> Task to carry out:
Check each line of the listing below for the string "this", and give only how many lines hold it.

-- Start Extracted records --

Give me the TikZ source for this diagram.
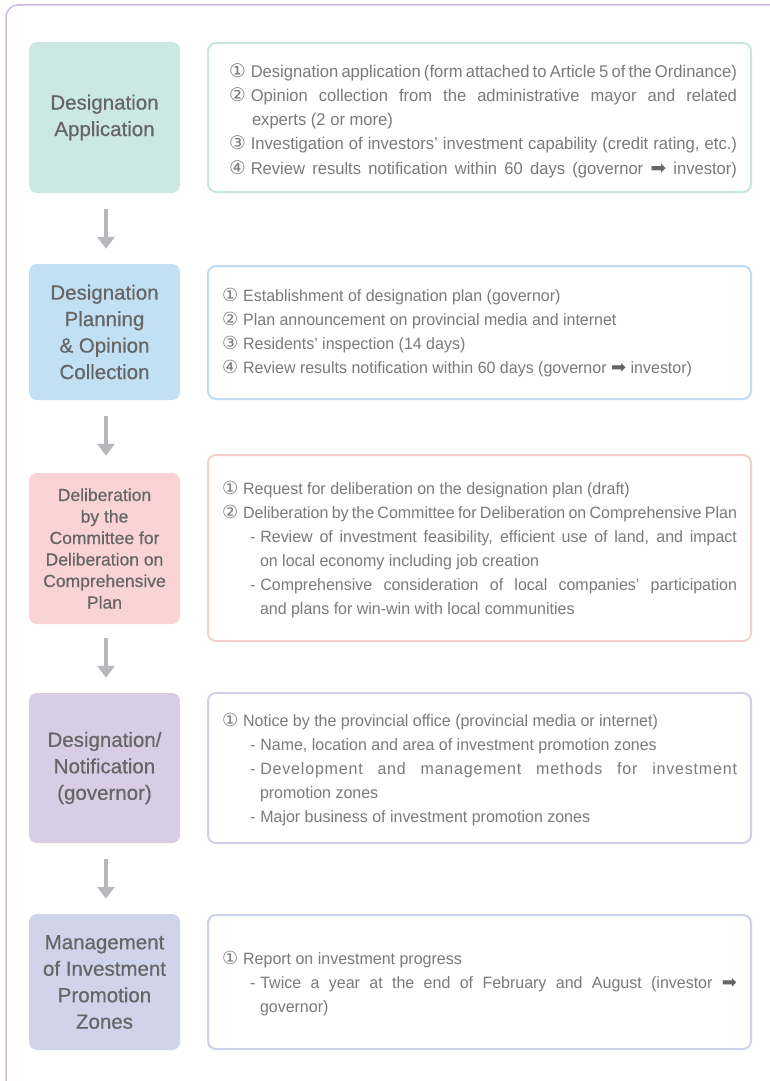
\documentclass[tikz,border=0pt]{standalone}
\usepackage{fontspec}
\usetikzlibrary{arrows.meta}
\setmainfont{Liberation Sans}
\newfontfamily\lf[FakeBold=0.6]{Liberation Sans}
\newfontfamily\rtf[FakeStretch=0.975]{Liberation Sans}
\newfontfamily\symf[Scale=1.1]{DejaVu Sans}
\definecolor{f1}{HTML}{CCE8E2}
\definecolor{f2}{HTML}{C2E0F4}
\definecolor{f3}{HTML}{FAD4D4}
\definecolor{f4}{HTML}{D9CDE6}
\definecolor{f5}{HTML}{D0D4EA}
\definecolor{e1}{HTML}{C6E6DE}
\definecolor{e2}{HTML}{BEDCF2}
\definecolor{e3}{HTML}{F8CDCD}
\definecolor{e4}{HTML}{D6CCE5}
\definecolor{e5}{HTML}{CCD1EC}
\definecolor{framec}{HTML}{CDB8DE}
\definecolor{ltext}{HTML}{666666}
\definecolor{rtext}{HTML}{7A7A7A}
\definecolor{adark}{HTML}{666666}
\definecolor{agray}{HTML}{B8B8BC}
\newcommand\cn[1]{\hbox{{\symf #1}\kern5pt}}
\newcommand\D{\hbox{-\kern5pt}}
\newcommand\rarr{{\symf\color{adark}➡}}
\newcommand\JL[2]{\hbox to\hsize{\hskip#1\relax #2}}
\newcommand\PL[2]{\hbox to\hsize{\hskip#1\relax #2\hfil}}
\newcommand\RB[2][0pt]{\vbox{\hsize=515pt \kern#1\relax #2}}
\tikzset{
  lbox/.style={fill=#1, rounded corners=8pt, minimum width=151pt, align=center,
    text=ltext, font=\lf\fontsize{20.5}{26.5}\selectfont, inner sep=0pt},
  rbox/.style={draw=#1, line width=2pt, rounded corners=8pt, fill=white,
    minimum width=543pt, inner xsep=14pt, inner ysep=0pt, text=rtext,
    font=\rtf\fontsize{16.4}{24}\selectfont},
  arr/.style={draw=agray, line width=4.7pt, -{Triangle[width=17pt,length=12pt]}},
  framel/.style={draw=framec, line width=1.5pt, rounded corners=12pt}
}
\begin{document}
\begin{tikzpicture}[x=1pt,y=-1pt]
\useasboundingbox (0,0) rectangle (769,1081);
\draw[framel] (6,1095) |- (790,5);

\node[lbox=f1, minimum height=151pt] (b1) at (104.5,117.5) {Designation\\Application};
\node[lbox=f2, minimum height=136pt] (b2) at (104.5,332) {Designation\\Planning\\\& Opinion\\Collection};
\node[lbox=f3, minimum height=151pt, font=\lf\fontsize{17.5}{21.5}\selectfont] (b3) at (104.5,548.5) {Deliberation\\by the\\Committee for\\Deliberation on\\Comprehensive\\Plan};
\node[lbox=f4, minimum height=150pt] (b4) at (104.5,768) {Designation/\\Notification\\(governor)};
\node[lbox=f5, minimum height=136pt] (b5) at (104.5,982) {Management\\of Investment\\Promotion\\Zones};

\node[rbox=e1, minimum height=149pt, font=\rtf\fontsize{17}{24.3}\selectfont] (r1) at (479.5,117.5) {\RB[6pt]{%
\JL{7pt}{\cn{①}Designation application (form attached to Article 5 of the Ordinance)}
\JL{7pt}{\cn{②}Opinion collection from the administrative mayor and related}
\PL{30pt}{experts (2 or more)}
\JL{7pt}{\cn{③}Investigation of investors’ investment capability (credit rating, etc.)}
\JL{7pt}{\cn{④}Review results notification within 60 days (governor \rarr{} investor)}}};

\node[rbox=e2, minimum height=133pt] (r2) at (479.5,332.5) {\RB{%
\PL{0pt}{\cn{①}Establishment of designation plan (governor)}
\PL{0pt}{\cn{②}Plan announcement on provincial media and internet}
\PL{0pt}{\cn{③}Residents’ inspection (14 days)}
\PL{0pt}{\cn{④}Review results notification within 60 days (governor \rarr{} investor)}}};

\node[rbox=e3, minimum height=186pt] (r3) at (479.5,548) {\RB[3pt]{%
\PL{0pt}{\cn{①}Request for deliberation on the designation plan (draft)}
\PL{0pt}{\cn{②}Deliberation by the Committee for Deliberation on Comprehensive Plan}
\JL{28pt}{\D Review of investment feasibility, efficient use of land, and impact}
\PL{38pt}{on local economy including job creation}
\JL{28pt}{\D Comprehensive consideration of local companies’ participation}
\PL{38pt}{and plans for win-win with local communities}}};

\node[rbox=e4, minimum height=150pt] (r4) at (479.5,768) {\RB[3pt]{%
\PL{0pt}{\cn{①}Notice by the provincial office (provincial media or internet)}
\PL{28pt}{\D Name, location and area of investment promotion zones}
\JL{28pt}{\D {\addfontfeature{LetterSpace=5}Development and management methods for investment}}
\PL{38pt}{promotion zones}
\PL{28pt}{\D Major business of investment promotion zones}}};

\node[rbox=e5, minimum height=134pt] (r5) at (479.5,982) {\RB[3pt]{%
\PL{0pt}{\cn{①}Report on investment progress}
\JL{28pt}{\D Twice a year at the end of February and August (investor \rarr}
\PL{38pt}{governor)}}};

\draw[arr] ([xshift=1.5pt,yshift=-16pt]b1.south) -- ([xshift=1.5pt,yshift=15pt]b2.north);
\draw[arr] ([xshift=1.5pt,yshift=-16pt]b2.south) -- ([xshift=1.5pt,yshift=17pt]b3.north);
\draw[arr] ([xshift=1.5pt,yshift=-14pt]b3.south) -- ([xshift=1.5pt,yshift=15pt]b4.north);
\draw[arr] ([xshift=1.5pt,yshift=-16pt]b4.south) -- ([xshift=1.5pt,yshift=15pt]b5.north);
\end{tikzpicture}
\end{document}
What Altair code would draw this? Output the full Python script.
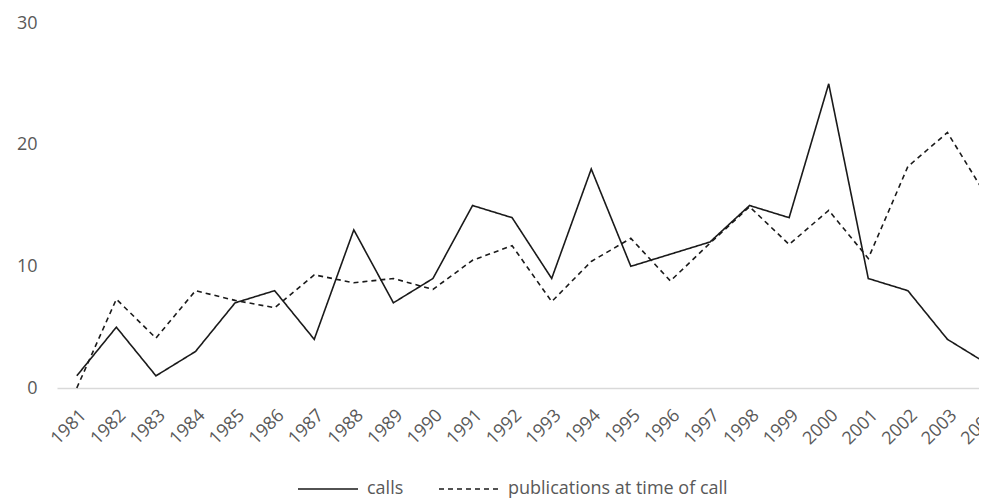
import altair as alt
import pandas as pd

years = list(range(1981, 2005))
calls = [1, 5, 1, 3, 7, 8, 4, 13, 7, 9, 15, 14, 9, 18, 10, 11, 12, 15, 14, 25, 9, 8, 4, 2]
publications = [0, 7.3, 4.1, 8.0, 7.2, 6.6, 9.3, 8.65, 9.0, 8.1, 10.5, 11.7, 7.1, 10.4, 12.3,
                8.8, 11.9, 14.9, 11.8, 14.6, 10.65, 18.2, 21.0, 15.7]
series_names = ["calls", "publications at time of call"]

rows = []
for y, c, p in zip(years, calls, publications):
    rows.append({"year": y, "value": c, "series": series_names[0]})
    rows.append({"year": y, "value": p, "series": series_names[1]})
df = pd.DataFrame(rows)

FONT = "Open Sans"
GRAY = "#595959"

chart = alt.Chart(df).mark_line(strokeWidth=1.6, color="#1a1a1a").encode(
    x=alt.X("year:Q",
            scale=alt.Scale(domain=[1980.5, 2004], range=[0, 930], nice=False, zero=False),
            axis=alt.Axis(values=years, format="d", title=None, labelAngle=-45,
                          labelFont=FONT, labelFontSize=18, labelColor=GRAY,
                          labelOverlap=False, labelBound=False,
                          ticks=False, grid=False, domainColor="#d9d9d9", domainWidth=1.3,
                          labelPadding=18, labelAlign="right", labelBaseline="top")),
    y=alt.Y("value:Q",
            scale=alt.Scale(domain=[0, 30], nice=False),
            axis=alt.Axis(values=[0, 10, 20, 30], title=None, grid=False, domain=False,
                          ticks=False, labelFont=FONT, labelFontSize=18, labelColor=GRAY,
                          labelPadding=20)),
    strokeDash=alt.StrokeDash("series:N",
                              scale=alt.Scale(domain=series_names, range=[[1, 0], [5, 4]]),
                              legend=alt.Legend(title=None, orient="none", direction="horizontal",
                                                legendX=240, legendY=435,
                                                symbolType="stroke", symbolSize=3600,
                                                symbolStrokeColor="#1a1a1a", symbolStrokeWidth=1.5,
                                                labelFont=FONT, labelFontSize=18, labelColor=GRAY,
                                                labelLimit=400,
                                                labelOffset=8, columnPadding=32)),
    order="year:Q",
).properties(
    width=922,
    height=365,
    autosize=alt.AutoSizeParams(type="none"),
    padding={"left": 49, "top": 15, "right": 0, "bottom": 112},
).configure_view(stroke=None)

chart.save("out.html", embed_options={"renderer": "svg", "actions": False})
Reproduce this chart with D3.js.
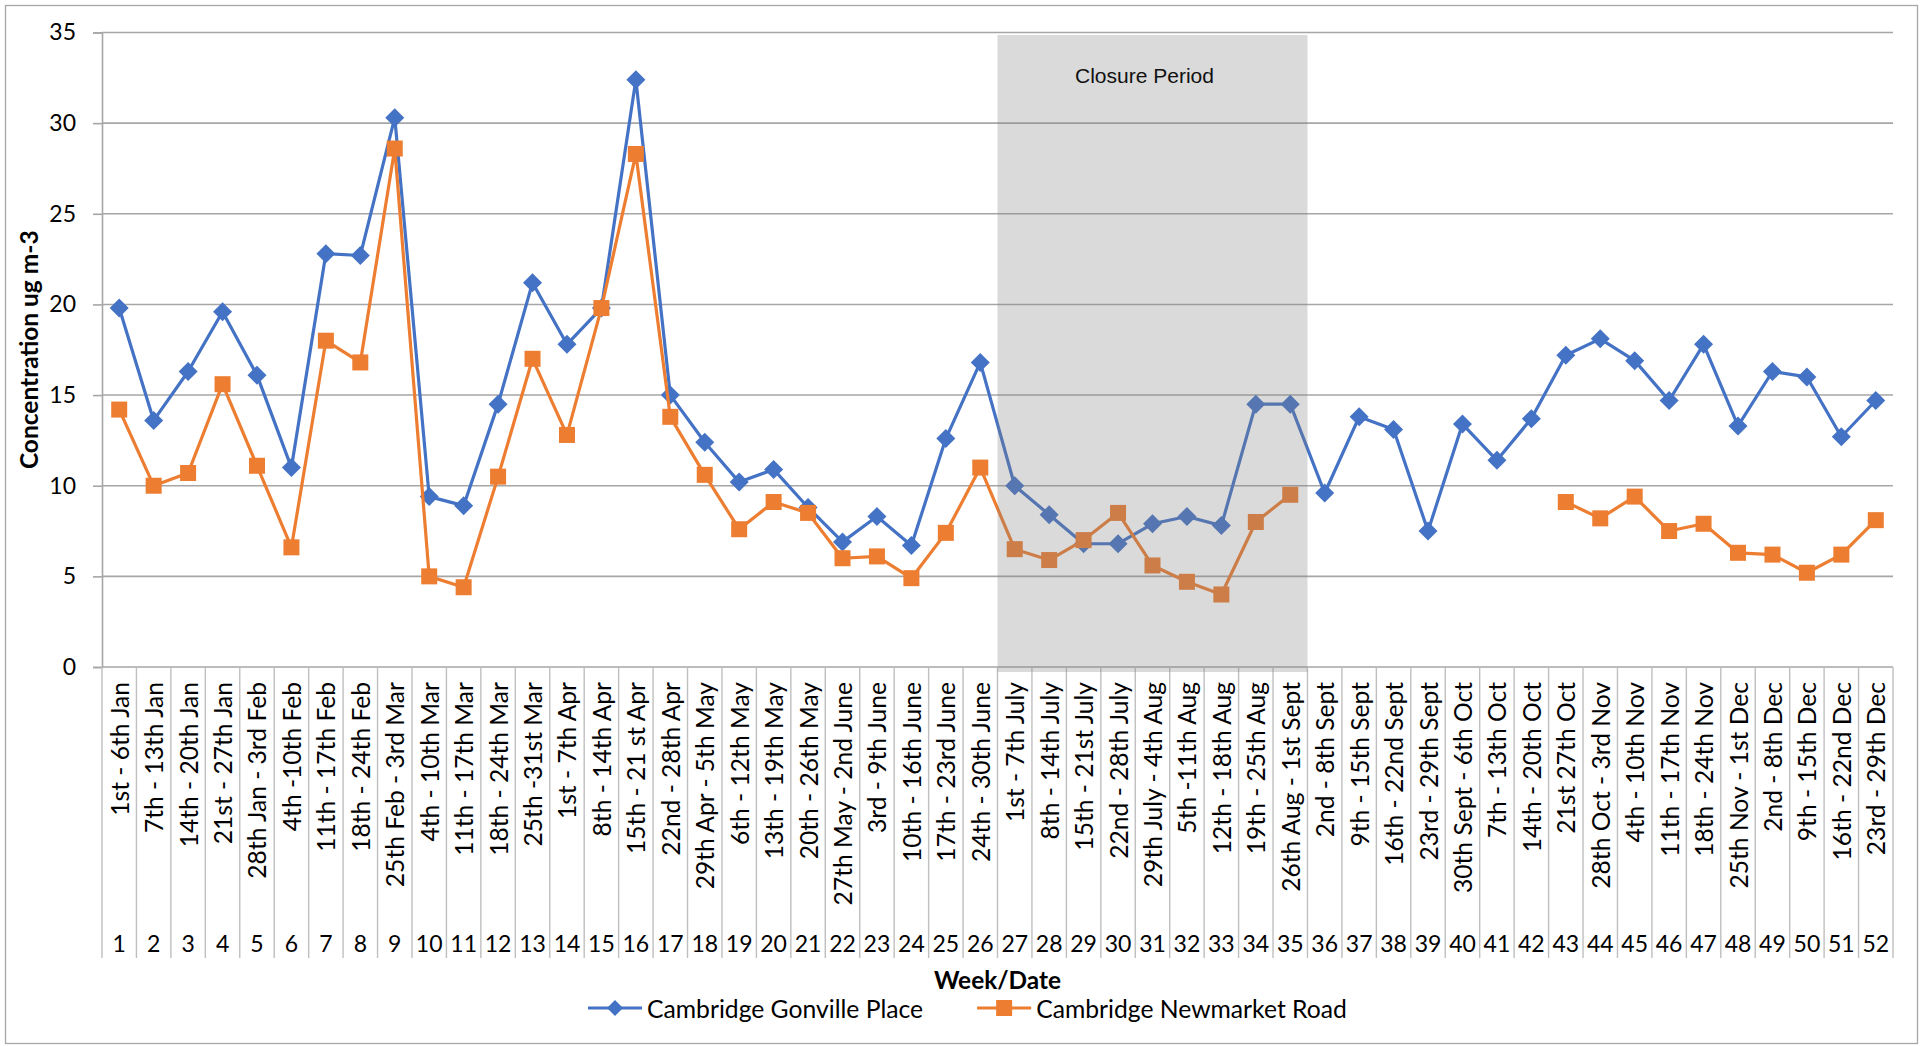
<!DOCTYPE html>
<html>
<head>
<meta charset="utf-8">
<script src="https://cdn.jsdelivr.net/npm/d3@7"></script>
<style>
  html, body { margin: 0; padding: 0; background: #fff; }
  svg { display: block; }
</style>
</head>
<body>
<svg id="chart" width="1924" height="1046"></svg>
<script>
// Weekly NO2 concentrations at two Cambridge monitoring sites
const weeks = d3.range(1, 53);

const weekDates = [
  "1st - 6th Jan", "7th - 13th Jan", "14th - 20th Jan", "21st - 27th Jan",
  "28th Jan - 3rd Feb", "4th -10th Feb", "11th - 17th Feb", "18th - 24th Feb",
  "25th Feb - 3rd Mar", "4th - 10th Mar", "11th - 17th Mar", "18th - 24th Mar",
  "25th -31st Mar", "1st - 7th Apr", "8th - 14th Apr", "15th - 21 st Apr",
  "22nd - 28th Apr", "29th Apr - 5th May", "6th - 12th May", "13th - 19th May",
  "20th - 26th May", "27th May - 2nd June", "3rd - 9th June", "10th - 16th June",
  "17th - 23rd June", "24th - 30th June", "1st - 7th July", "8th - 14th July",
  "15th - 21st July", "22nd - 28th July", "29th July - 4th Aug", "5th -11th Aug",
  "12th - 18th Aug", "19th - 25th Aug", "26th Aug - 1st Sept", "2nd - 8th Sept",
  "9th - 15th Sept", "16th - 22nd Sept", "23rd - 29th Sept", "30th Sept - 6th Oct",
  "7th - 13th Oct", "14th - 20th Oct", "21st 27th Oct", "28th Oct - 3rd Nov",
  "4th - 10th Nov", "11th - 17th Nov", "18th - 24th Nov", "25th Nov - 1st Dec",
  "2nd - 8th Dec", "9th - 15th Dec", "16th - 22nd Dec", "23rd - 29th Dec"
];

const gonvillePlace = [
  19.8, 13.6, 16.3, 19.6, 16.1, 11.0, 22.8, 22.7, 30.3, 9.4,
  8.9, 14.5, 21.2, 17.8, 19.8, 32.4, 15.0, 12.4, 10.2, 10.9,
  8.8, 6.9, 8.3, 6.7, 12.6, 16.8, 10.0, 8.4, 6.8, 6.8,
  7.9, 8.3, 7.8, 14.5, 14.5, 9.6, 13.8, 13.1, 7.5, 13.4,
  11.4, 13.7, 17.2, 18.1, 16.9, 14.7, 17.8, 13.3, 16.3, 16.0,
  12.7, 14.7
];

const newmarketRoad = [
  14.2, 10.0, 10.7, 15.6, 11.1, 6.6, 18.0, 16.8, 28.6, 5.0,
  4.4, 10.5, 17.0, 12.8, 19.8, 28.3, 13.8, 10.6, 7.6, 9.1,
  8.5, 6.0, 6.1, 4.9, 7.4, 11.0, 6.5, 5.9, 7.0, 8.5,
  5.6, 4.7, 4.0, 8.0, 9.5, null, null, null, null, null,
  null, null, 9.1, 8.2, 9.4, 7.5, 7.9, 6.3, 6.2, 5.2,
  6.2, 8.1
];

const seriesNames = ["Cambridge Gonville Place", "Cambridge Newmarket Road"];
const yTicks = [0, 5, 10, 15, 20, 25, 30, 35];
const closureWeeks = [27, 35];
const closureLabel = "Closure Period";
const yTitle = "Concentration ug m-3";
const xTitle = "Week/Date";

const BLUE = "#4472C4", ORANGE = "#ED7D31";
const FONT = "Lato, 'Open Sans', sans-serif";

const svg = d3.select("#chart");

// plot frame
const plot = { left: 102, right: 1893, top: 32.5, bottom: 667 };
const catBottom = 958;

const x = d3.scaleBand().domain(weeks).range([plot.left, plot.right]).padding(0);
const y = d3.scaleLinear().domain([0, 35]).range([plot.bottom, plot.top]);
const cx = w => x(w) + x.bandwidth() / 2;

// outer chart border
svg.append("rect")
  .attr("x", 5.5).attr("y", 5.5).attr("width", 1912).attr("height", 1038)
  .attr("fill", "#fff").attr("stroke", "#a6a6a6").attr("stroke-width", 1.3);

// horizontal gridlines
svg.append("g")
  .selectAll("line")
  .data(yTicks.filter(t => t > 0))
  .join("line")
  .attr("x1", plot.left).attr("x2", plot.right)
  .attr("y1", d => y(d)).attr("y2", d => y(d))
  .attr("stroke", "#a6a6a6").attr("stroke-width", 1.6);

// value axis
const yAxis = svg.append("g")
  .attr("transform", `translate(${plot.left},0)`)
  .call(d3.axisLeft(y).tickValues(yTicks).tickSize(9).tickPadding(17).tickFormat(d3.format("d")));
yAxis.select(".domain").attr("stroke", "#a6a6a6").attr("stroke-width", 1.6);
yAxis.selectAll(".tick line").attr("stroke", "#a6a6a6").attr("stroke-width", 1.6);
yAxis.selectAll(".tick text")
  .attr("font-family", FONT).attr("font-size", 23).attr("fill", "#000");

// category axis baseline and separators
svg.append("line")
  .attr("x1", plot.left).attr("x2", plot.right)
  .attr("y1", y(0)).attr("y2", y(0))
  .attr("stroke", "#a6a6a6").attr("stroke-width", 1.6);

const bounds = weeks.map(w => x(w)).concat([x(weeks[weeks.length - 1]) + x.bandwidth()]);
svg.append("g")
  .selectAll("line")
  .data(bounds)
  .join("line")
  .attr("x1", d => d).attr("x2", d => d)
  .attr("y1", y(0)).attr("y2", catBottom)
  .attr("stroke", "#bfbfbf").attr("stroke-width", 1.4);

// rotated date labels
svg.append("g")
  .selectAll("text")
  .data(weeks)
  .join("text")
  .attr("transform", w => `translate(${cx(w)},${y(0) + 15}) rotate(-90)`)
  .attr("text-anchor", "end")
  .attr("dominant-baseline", "central")
  .attr("font-family", FONT).attr("font-size", 24.6).attr("fill", "#000")
  .text((w, i) => weekDates[i]);

// week numbers
svg.append("g")
  .selectAll("text")
  .data(weeks)
  .join("text")
  .attr("x", w => cx(w)).attr("y", 952)
  .attr("text-anchor", "middle")
  .attr("font-family", FONT).attr("font-size", 23).attr("fill", "#000")
  .text(w => w);

// series lines and markers
const diamond = s => `M0,${-s}L${s},0L0,${s}L${-s},0Z`;
function drawSeries(values, color, shape) {
  const pts = weeks.map((w, i) => ({ w, v: values[i] }));
  const line = d3.line()
    .defined(d => d.v != null)
    .x(d => cx(d.w)).y(d => y(d.v));
  const g = svg.append("g");
  g.append("path").datum(pts)
    .attr("d", line).attr("fill", "none")
    .attr("stroke", color).attr("stroke-width", 3.2).attr("stroke-linejoin", "round");
  const valid = pts.filter(d => d.v != null);
  if (shape === "diamond") {
    g.selectAll(".m").data(valid).join("path")
      .attr("transform", d => `translate(${cx(d.w)},${y(d.v)})`)
      .attr("d", diamond(9.5)).attr("fill", color);
  } else {
    g.selectAll(".m").data(valid).join("rect")
      .attr("x", d => cx(d.w) - 8).attr("y", d => y(d.v) - 8)
      .attr("width", 16).attr("height", 16).attr("fill", color);
  }
}
drawSeries(gonvillePlace, BLUE, "diamond");
drawSeries(newmarketRoad, ORANGE, "square");

// closure period shading, drawn over the series
const cx0 = x(closureWeeks[0]);
const cx1 = x(closureWeeks[1]) + x.bandwidth();
svg.append("rect")
  .attr("x", cx0).attr("width", cx1 - cx0)
  .attr("y", y(35) + 2.5).attr("height", y(0) + 5 - (y(35) + 2.5))
  .attr("fill", "#7f7f7f").attr("fill-opacity", 0.29);
svg.append("text")
  .attr("x", (cx0 + cx1) / 2 - 8).attr("y", 83)
  .attr("text-anchor", "middle")
  .attr("font-family", "'Liberation Sans', Arial, sans-serif").attr("font-size", 21)
  .attr("fill", "#111")
  .text(closureLabel);

// axis titles
svg.append("text")
  .attr("transform", `translate(28,${(plot.top + plot.bottom) / 2}) rotate(-90)`)
  .attr("text-anchor", "middle").attr("dominant-baseline", "central")
  .attr("font-family", FONT).attr("font-weight", 700).attr("font-size", 24.5).attr("fill", "#000")
  .text(yTitle);

svg.append("text")
  .attr("x", (plot.left + plot.right) / 2).attr("y", 989)
  .attr("text-anchor", "middle")
  .attr("font-family", FONT).attr("font-weight", 700).attr("font-size", 24.4).attr("fill", "#000")
  .text(xTitle);

// legend
const legendY = 1008;
const legend = svg.append("g");
let lx = 588;
[[seriesNames[0], BLUE, "diamond"], [seriesNames[1], ORANGE, "square"]].forEach(([name, color, shape]) => {
  const g = legend.append("g").attr("transform", `translate(${lx},${legendY})`);
  g.append("line").attr("x1", 0).attr("x2", 54).attr("y1", 0).attr("y2", 0)
    .attr("stroke", color).attr("stroke-width", 3.2);
  if (shape === "diamond") {
    g.append("path").attr("transform", "translate(27,0)").attr("d", diamond(8)).attr("fill", color);
  } else {
    g.append("rect").attr("x", 19).attr("y", -8).attr("width", 16).attr("height", 16).attr("fill", color);
  }
  const t = g.append("text").attr("x", 59).attr("y", 0)
    .attr("dominant-baseline", "central")
    .attr("font-family", FONT).attr("font-size", 24.7).attr("fill", "#000")
    .text(name);
  lx += 59 + t.node().getComputedTextLength() + 54;
});
</script>
</body>
</html>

-- End Extracted records --

> The solution:
3